## BEGIN Material provided
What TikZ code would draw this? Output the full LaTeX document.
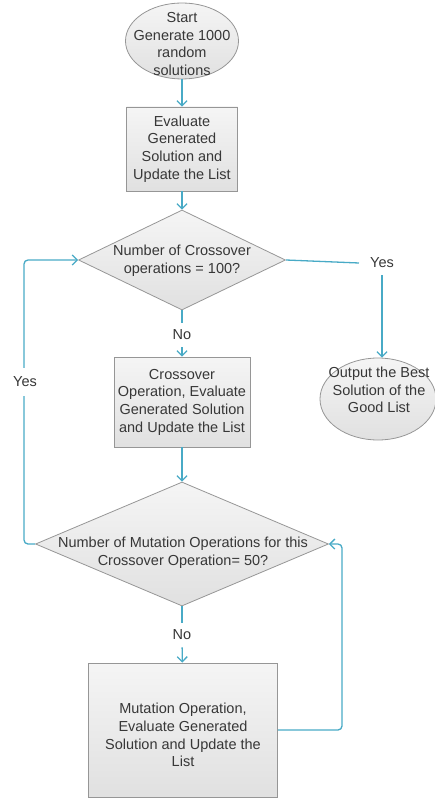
\documentclass[tikz,border=0pt]{standalone}
\usepackage{fontspec}
\setmainfont{Liberation Sans}
\usetikzlibrary{shapes.geometric,arrows.meta,calc}
\definecolor{conncol}{RGB}{72,170,198}
\definecolor{bordcol}{RGB}{150,150,150}
\definecolor{txtcol}{RGB}{55,55,55}
\begin{document}
\begin{tikzpicture}[x=1pt,y=-1pt,
  basefont/.style={font=\fontsize{14.5}{17.7}\selectfont, text=txtcol, align=center},
  shaded/.style={draw=bordcol, line width=0.8pt, top color=black!4, bottom color=black!12},
  boxn/.style={shaded, rectangle, inner sep=0pt},
  elln/.style={shaded, ellipse, inner sep=0pt},
  dian/.style={shaded, diamond, inner sep=0pt},
  lbl/.style={basefont, inner sep=0pt},
  tag/.style={basefont, inner xsep=11pt, inner ysep=7pt},
  conn/.style={draw=conncol, line width=1.3pt, rounded corners=4pt},
  arr/.style={conn, -{Straight Barb[length=5pt,width=10pt]}}
]
\useasboundingbox (0,0) rectangle (435,799);

% nodes
\node[elln, minimum width=113pt, minimum height=76pt] (e1) at (182,41) {};
\node[lbl] (e1t) at (182,44) {Start\\Generate 1000\\random\\solutions};

\node[boxn, minimum width=111pt, minimum height=84pt] (b1) at (182,149) {};
\node[lbl] (b1t) at (182,149) {Evaluate\\Generated\\Solution and\\Update the List};

\node[dian, minimum width=207pt, minimum height=100pt] (d1) at (182,260) {};
\node[lbl] (d1t) at (182,261) {Number of Crossover\\operations = 100?};

\node[tag] (yes1) at (382,263) {Yes};

\node[elln, minimum width=116pt, minimum height=82pt] (e2) at (378,399) {};
\node[lbl] (e2t) at (379,390) {Output the Best\\Solution of the\\Good List};

\node[tag] (no1) at (182,335) {No};

\node[boxn, minimum width=136pt, minimum height=90pt] (b2) at (182,402) {};
\node[lbl] (b2t) at (182,402) {Crossover\\Operation, Evaluate\\Generated Solution\\and Update the List};

\node[dian, minimum width=293pt, minimum height=124pt] (d2) at (182,544) {};
\node[lbl] (d2t) at (183,553) {Number of Mutation Operations for this\\Crossover Operation= 50?};

\node[tag] (no2) at (182,635) {No};

\node[boxn, minimum width=189pt, minimum height=134pt] (b3) at (183,730) {};
\node[lbl] (b3t) at (183,735) {Mutation Operation,\\Evaluate Generated\\Solution and Update the\\List};

\coordinate (lx) at (24,0);
\coordinate (rx) at (342,0);

% connectors
\draw[arr] (e1) -- (b1);
\draw[arr] (b1) -- (d1);
\draw[conn] (d1.south) -- (no1);
\draw[arr] (no1) -- (b2);
\draw[conn] (d1.east) -- (yes1.west);
\draw[arr] (yes1.south) -- (yes1.south |- e2.north);
\draw[arr] (b2) -- (d2);
\draw[conn] (d2.south) -- (no2);
\draw[arr] (no2) -- (b3);
\draw[arr] (b3.east) -- (b3.east -| rx) -- (d2.east -| rx) -- (d2.east);
\draw[arr] (d2.west) -- (d2.west -| lx) -- (d1.west -| lx) -- (d1.west);
\node[tag, fill=white, inner xsep=3pt, inner ysep=9pt] (yes2) at (25,382) {Yes};
\end{tikzpicture}
\end{document}
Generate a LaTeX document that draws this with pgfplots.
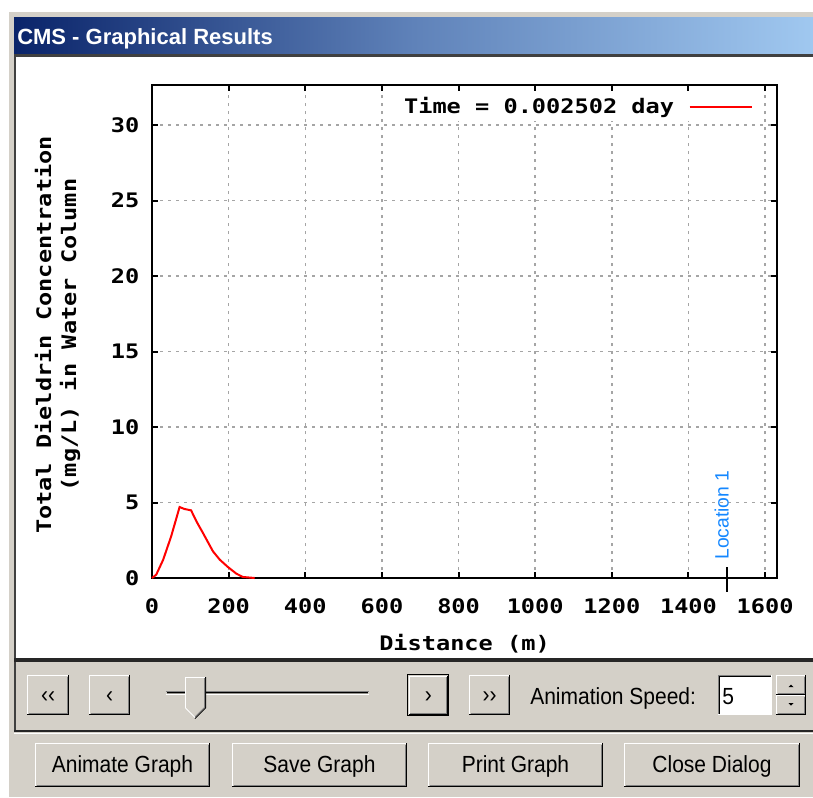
\documentclass[border=0pt]{standalone}
\usepackage{pgfplots}
\pgfplotsset{compat=1.18}
\usepackage{fontspec}
\setmainfont{Liberation Sans}
\newfontfamily\monof{DejaVu Sans Mono}[FakeStretch=1.18]
\newfontfamily\guif{Liberation Sans}[FakeStretch=0.9]
\newfontfamily\titlef{Liberation Sans}
\definecolor{winbg}{RGB}{212,208,200}
\definecolor{winshadow}{RGB}{128,128,128}
\definecolor{tbdark}{RGB}{10,36,106}
\definecolor{tbmid}{RGB}{95,130,185}
\definecolor{tblight}{RGB}{160,200,240}
\definecolor{gridgray}{RGB}{165,165,165}
\definecolor{locblue}{RGB}{20,135,255}
\newcommand{\chartfont}{\monof\bfseries\fontsize{15}{18.75}\selectfont}
\newcommand{\guifont}{\guif\fontsize{17.5}{21}\selectfont}
\newcommand{\locfont}{\fontsize{14.5}{17}\selectfont}
\tikzset{px/.style={line width=0.75pt}}
\newcommand{\raised}[4]{%
  \fill[winbg] (#1,#2) rectangle (#3,#4);
  \draw[white,px] (#1+0.5,#4-1) -- (#1+0.5,#2+0.5) -- (#3-1,#2+0.5);
  \draw[winshadow,px] (#1+1.5,#4-1.5) -- (#3-1.5,#4-1.5) -- (#3-1.5,#2+1.5);
  \draw[black,px] (#1,#4-0.5) -- (#3-0.5,#4-0.5) -- (#3-0.5,#2);
}
\newcommand{\winbutton}[5]{\raised{#1}{#2}{#3}{#4}%
  \node[font=\guifont, inner sep=0, anchor=base] at ({(#1+#3)/2},{(#2+#4)/2+7}) {#5};}
\begin{document}
\begin{tikzpicture}
\begin{scope}[x=0.75pt,y=-0.75pt]
  \useasboundingbox (0,0) rectangle (813,797);
  \fill[white] (0,0) rectangle (813,797);
  \fill[winbg] (9,12) rectangle (813,797);
  \shade[left color=tbdark, right color=tblight, middle color=tbmid] (14,17) rectangle (813,54);
  \node[font=\titlef\bfseries\fontsize{16.5}{20}\selectfont, text=white, anchor=base west, inner sep=0] at (17,44) {CMS - Graphical Results};
  \fill[black!75] (14,54) rectangle (813,57);
  \fill[white] (16,57) rectangle (813,658);
  \fill[black!75] (14,54) rectangle (16,732);
  \fill[black!85] (14,658) rectangle (813,662);
  \fill[black!85] (14,730) rectangle (813,732);
  \draw[white,px] (14,733) -- (813,733);
  % control row
  \winbutton{27}{675}{69}{715}{‹‹}
  \winbutton{89}{675}{130}{715}{‹}
  % slider track
  \draw[winshadow,px] (166,691.5) -- (369,691.5);
  \draw[black,px] (167,692.5) -- (368,692.5);
  \draw[winbg!70!black,px] (167,693.5) -- (368,693.5);
  \draw[white,px] (166,694.5) -- (369,694.5);
  % slider thumb
  \fill[winbg] (185,677) -- (205,677) -- (205,708) -- (195,718) -- (185,708) -- cycle;
  \draw[white,px] (185.5,708) -- (185.5,677.5) -- (205,677.5);
  \draw[black,px] (205.5,677) -- (205.5,708) -- (195,718.5);
  \draw[winshadow,px] (204.5,678) -- (204.5,707.5) -- (195,717);
  \draw[white,px] (185.5,708) -- (195,717.5);
  \draw[black,px] (407.5,674.5) rectangle (448.5,715.5);
  \winbutton{408.5}{675.5}{448}{715}{›}
  \winbutton{469}{675}{510}{715}{››}
  \node[font=\guifont, anchor=base west, inner sep=0] at (530,704) {Animation Speed:};
  % text box
  \fill[white] (718,675) rectangle (772,715);
  \draw[winshadow,px] (718.5,715) -- (718.5,675.5) -- (772,675.5);
  \draw[black,px] (719.5,714) -- (719.5,676.5) -- (771,676.5);
  \draw[white,px] (718,714.5) -- (771.5,714.5) -- (771.5,675);
  \node[font=\guifont, anchor=base west, inner sep=0] at (722,704) {5};
  % spin
  \raised{776}{675}{806}{695}
  \raised{776}{695}{806}{715}
  \fill[black] (788.5,687) -- (793.5,687) -- (791,684.5) -- cycle;
  \fill[black] (788.5,703) -- (793.5,703) -- (791,705.5) -- cycle;
  % bottom buttons
  \winbutton{35}{743}{210}{787}{Animate Graph}
  \winbutton{232}{743}{407}{787}{Save Graph}
  \winbutton{428}{743}{603}{787}{Print Graph}
  \winbutton{624}{743}{800}{787}{Close Dialog}
\end{scope}
\begin{axis}[
  at={(114pt,-433.5pt)}, anchor=south west,
  scale only axis, width=468.75pt, height=369.75pt,
  xmin=0, xmax=1631, ymin=0, ymax=32.65,
  xtick={0,200,400,600,800,1000,1200,1400,1600},
  ytick={0,5,10,15,20,25,30},
  grid=major,
  major grid style={gridgray, line width=1.1pt, dash pattern=on 2.5pt off 3.5pt},
  tick align=inside, major tick length=4.5pt,
  tick style={black, line width=1.5pt},
  axis line style={black, line width=1.5pt},
  ticklabel style={font=\chartfont},
  xticklabel style={yshift=-12pt},
  yticklabel style={xshift=-6pt},
  /pgf/number format/assume math mode=true,
  /pgf/number format/1000 sep={},
  xlabel={Distance (m)},
  xlabel style={font=\chartfont, at={(axis description cs:0.5,0)}, anchor=center, yshift=-49.5pt},
  ylabel={Total Dieldrin Concentration\\(mg/L) in Water Column},
  ylabel style={font=\chartfont, align=center, at={(axis description cs:-0.1512,0.493)}, anchor=center},
  clip=false,
  legend style={at={(axis description cs:1,1)}, anchor=north east, xshift=-12pt, yshift=-5.25pt,
    draw=none, fill=white, font=\chartfont, inner xsep=6pt, inner ysep=2pt},
  legend plot pos=right,
  legend image code/.code={\path (0pt,0pt); \draw[#1, line width=1.5pt] (9pt,0pt) -- (55.5pt,0pt);},
]
\addplot[red, line width=1.5pt] coordinates {
 (0,0) (11,0.22) (29,1.2) (50,2.76) (72,4.7) (85,4.57) (102,4.48) (116,3.75)
 (133,2.98) (159,1.77) (177,1.21) (198,0.73) (220,0.29) (237,0.07) (268,0)
};
\addlegendentry{Time = 0.002502 day}
\draw[black, line width=1.5pt] (axis cs:1500,0) ++(0pt,8.25pt) -- ++(0pt,-18.75pt);
\path (axis cs:1500,0) ++(-3.75pt,13.5pt) node[rotate=90, anchor=west, inner sep=0, text=locblue, font=\locfont] {Location 1};
\end{axis}
\end{tikzpicture}
\end{document}
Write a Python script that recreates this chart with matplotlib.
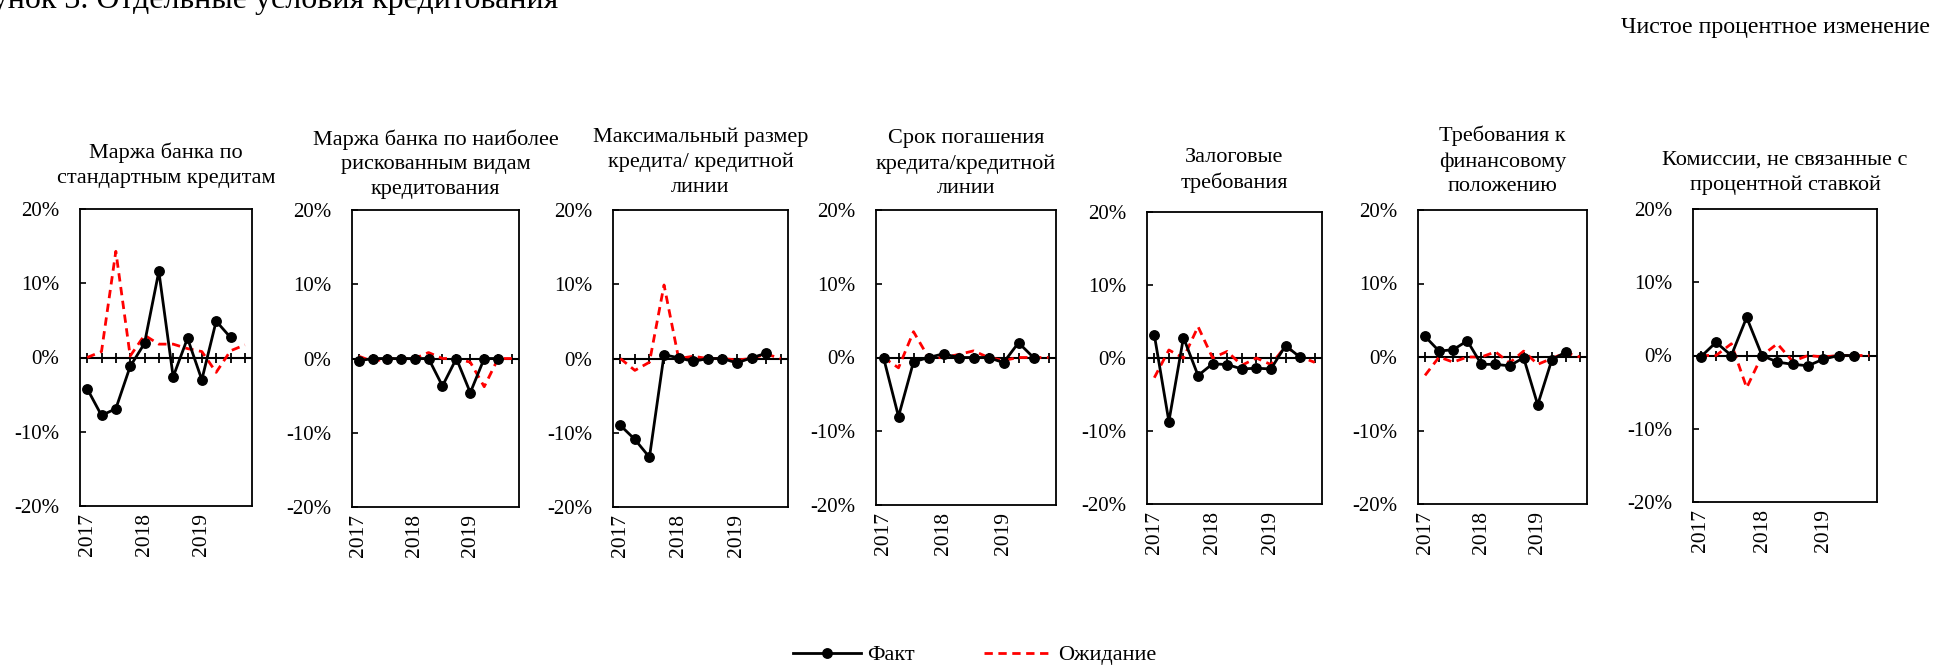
import numpy as np
import matplotlib
matplotlib.use("Agg")
import matplotlib.pyplot as plt
from matplotlib.ticker import FuncFormatter

plt.rcParams['font.family'] = ['Liberation Serif', 'DejaVu Serif']

# quarters 2017Q1 .. 2019Q4
quarters = ["2017", "", "", "", "2018", "", "", "", "2019", "", "", ""]

titles = [
    "Маржа банка по\nстандартным кредитам",
    "Маржа банка по наиболее\nрискованным видам\nкредитования",
    "Максимальный размер\nкредита/ кредитной\nлинии",
    "Срок погашения\nкредита/кредитной\nлинии",
    "Залоговые\nтребования",
    "Требования к\nфинансовому\nположению",
    "Комиссии, не связанные с\nпроцентной ставкой",
]

# Факт (до 2019Q3), %
fact_margin_std = [-4.2, -7.8, -6.9, -1.2, 1.9, 11.6, -2.6, 2.6, -3.0, 4.9, 2.7]
fact_margin_risk = [-0.3, 0, 0, 0, 0, 0, -3.7, 0, -4.6, 0, 0]
fact_max_size = [-9.0, -10.9, -13.3, 0.5, 0.1, -0.4, 0, 0, -0.6, 0.1, 0.7]
fact_maturity = [0, -8.0, -0.6, 0, 0.5, 0, 0, 0, -0.7, 2.0, 0]
fact_collateral = [3.2, -8.7, 2.8, -2.4, -0.8, -0.9, -1.5, -1.4, -1.5, 1.7, 0.1]
fact_financial = [2.8, 0.8, 1.0, 2.2, -1.0, -1.0, -1.2, -0.1, -6.5, -0.4, 0.7]
fact_fees = [-0.2, 1.8, 0, 5.2, 0, -0.9, -1.2, -1.4, -0.5, 0, 0]

# Ожидание (до 2019Q4), %
exp_margin_std = [0, 0.8, 14.3, 0.2, 3.0, 1.8, 1.8, 1.2, 0.8, -2.0, 0.9, 1.7]
exp_margin_risk = [0.3, -0.4, 0, 0, 0, 0.8, 0, 0, -0.5, -3.8, 0, 0]
exp_max_size = [0, -1.6, -0.5, 9.9, 0, 0.3, 0, 0, -0.2, 0, 0.6, 0]
exp_maturity = [0, -1.4, 3.5, 0, 0, 0.4, 0.9, 0, -0.4, 0, 0, 0]
exp_collateral = [-2.7, 1.1, 0, 4.3, 0, 0.9, -1.0, 0, -0.9, 1.6, 0.2, -0.6]
exp_financial = [-2.5, 0, -0.7, 0, 0, 0.7, -0.8, 0.8, -1.0, -0.2, 0.6, 0]
exp_fees = [0, 0, 1.6, -4.4, 0, 1.6, -0.8, 0, -0.2, 0, 0, 0]

facts = [fact_margin_std, fact_margin_risk, fact_max_size, fact_maturity,
         fact_collateral, fact_financial, fact_fees]
expects = [exp_margin_std, exp_margin_risk, exp_max_size, exp_maturity,
           exp_collateral, exp_financial, exp_fees]

W, H = 1954, 665
# axes boxes in pixels: left, right, top, bottom
boxes = [(80, 252, 209, 506), (352, 519, 210, 507), (613, 788, 210, 507),
         (876, 1056, 210, 505), (1147, 1322, 212, 504), (1418, 1587, 210, 504),
         (1693, 1877, 209, 502)]
title_pads = [19, 11.5, 13, 12, 17, 13.5, 14]

fig = plt.figure(figsize=(W / 100, H / 100), dpi=100)
fs = 15

for i, (l, r, t, b) in enumerate(boxes):
    ax = fig.add_axes([l / W, 1 - b / H, (r - l) / W, (b - t) / H])
    x_all = np.arange(len(quarters))
    x_fact = np.arange(len(facts[i]))

    ax.axhline(0, color='black', lw=1.5, zorder=1)
    ax.plot(x_all, np.zeros(len(x_all)), ls='none', marker='|', ms=7,
            mew=1.3, color='black', zorder=1)
    ax.plot(x_all, expects[i], color='#FF0000', lw=2, dashes=(3, 2),
            label='Ожидание', zorder=2)
    ax.plot(x_fact, facts[i], color='black', lw=2, marker='o', ms=6.8,
            label='Факт', zorder=3)

    ax.set_xlim(-0.5, 11.5)
    ax.set_ylim(-20, 20)
    ax.set_yticks([-20, -10, 0, 10, 20])
    ax.yaxis.set_major_formatter(FuncFormatter(lambda v, p: f"{v:.0f}%"))
    ax.set_xticks([0, 4, 8])
    ax.set_xticklabels(["2017", "2018", "2019"], rotation=90, va='top', ha='center')
    ax.tick_params(axis='y', direction='in', length=4.5, width=1.2, pad=15, labelsize=fs)
    ax.tick_params(axis='x', length=0, pad=5, labelsize=15.5)
    for s in ax.spines.values():
        s.set_linewidth(1.3)
    ax.set_title(titles[i], fontsize=16, pad=title_pads[i], linespacing=1.4)

    if i == 0:
        handles, labels = ax.get_legend_handles_labels()

fig.legend(handles[::-1], labels[::-1], loc='center', bbox_to_anchor=(975 / W, 1 - 655 / H),
           ncol=2, frameon=False, fontsize=16, handlelength=3.05, handletextpad=0.3,
           columnspacing=3.1)

fig.text(558 / W, 1 - 8 / H, "Рисунок 3. Отдельные условия кредитования",
         ha='right', va='baseline', fontsize=23)
fig.text(1930 / W, 1 - 33 / H, "Чистое процентное изменение",
         ha='right', va='baseline', fontsize=17.2)

fig.savefig("out.png", dpi=100)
## END Material provided
Work required: From the listing above, restate verbatim the lines running from the one with "Write a Python" through the one with "exp_collateral, exp_financial, exp_fees]", inclusive, but not the pictures.

Worked solution:
Write a Python script that recreates this chart with matplotlib.
import numpy as np
import matplotlib
matplotlib.use("Agg")
import matplotlib.pyplot as plt
from matplotlib.ticker import FuncFormatter

plt.rcParams['font.family'] = ['Liberation Serif', 'DejaVu Serif']

# quarters 2017Q1 .. 2019Q4
quarters = ["2017", "", "", "", "2018", "", "", "", "2019", "", "", ""]

titles = [
    "Маржа банка по\nстандартным кредитам",
    "Маржа банка по наиболее\nрискованным видам\nкредитования",
    "Максимальный размер\nкредита/ кредитной\nлинии",
    "Срок погашения\nкредита/кредитной\nлинии",
    "Залоговые\nтребования",
    "Требования к\nфинансовому\nположению",
    "Комиссии, не связанные с\nпроцентной ставкой",
]

# Факт (до 2019Q3), %
fact_margin_std = [-4.2, -7.8, -6.9, -1.2, 1.9, 11.6, -2.6, 2.6, -3.0, 4.9, 2.7]
fact_margin_risk = [-0.3, 0, 0, 0, 0, 0, -3.7, 0, -4.6, 0, 0]
fact_max_size = [-9.0, -10.9, -13.3, 0.5, 0.1, -0.4, 0, 0, -0.6, 0.1, 0.7]
fact_maturity = [0, -8.0, -0.6, 0, 0.5, 0, 0, 0, -0.7, 2.0, 0]
fact_collateral = [3.2, -8.7, 2.8, -2.4, -0.8, -0.9, -1.5, -1.4, -1.5, 1.7, 0.1]
fact_financial = [2.8, 0.8, 1.0, 2.2, -1.0, -1.0, -1.2, -0.1, -6.5, -0.4, 0.7]
fact_fees = [-0.2, 1.8, 0, 5.2, 0, -0.9, -1.2, -1.4, -0.5, 0, 0]

# Ожидание (до 2019Q4), %
exp_margin_std = [0, 0.8, 14.3, 0.2, 3.0, 1.8, 1.8, 1.2, 0.8, -2.0, 0.9, 1.7]
exp_margin_risk = [0.3, -0.4, 0, 0, 0, 0.8, 0, 0, -0.5, -3.8, 0, 0]
exp_max_size = [0, -1.6, -0.5, 9.9, 0, 0.3, 0, 0, -0.2, 0, 0.6, 0]
exp_maturity = [0, -1.4, 3.5, 0, 0, 0.4, 0.9, 0, -0.4, 0, 0, 0]
exp_collateral = [-2.7, 1.1, 0, 4.3, 0, 0.9, -1.0, 0, -0.9, 1.6, 0.2, -0.6]
exp_financial = [-2.5, 0, -0.7, 0, 0, 0.7, -0.8, 0.8, -1.0, -0.2, 0.6, 0]
exp_fees = [0, 0, 1.6, -4.4, 0, 1.6, -0.8, 0, -0.2, 0, 0, 0]

facts = [fact_margin_std, fact_margin_risk, fact_max_size, fact_maturity,
         fact_collateral, fact_financial, fact_fees]
expects = [exp_margin_std, exp_margin_risk, exp_max_size, exp_maturity,
           exp_collateral, exp_financial, exp_fees]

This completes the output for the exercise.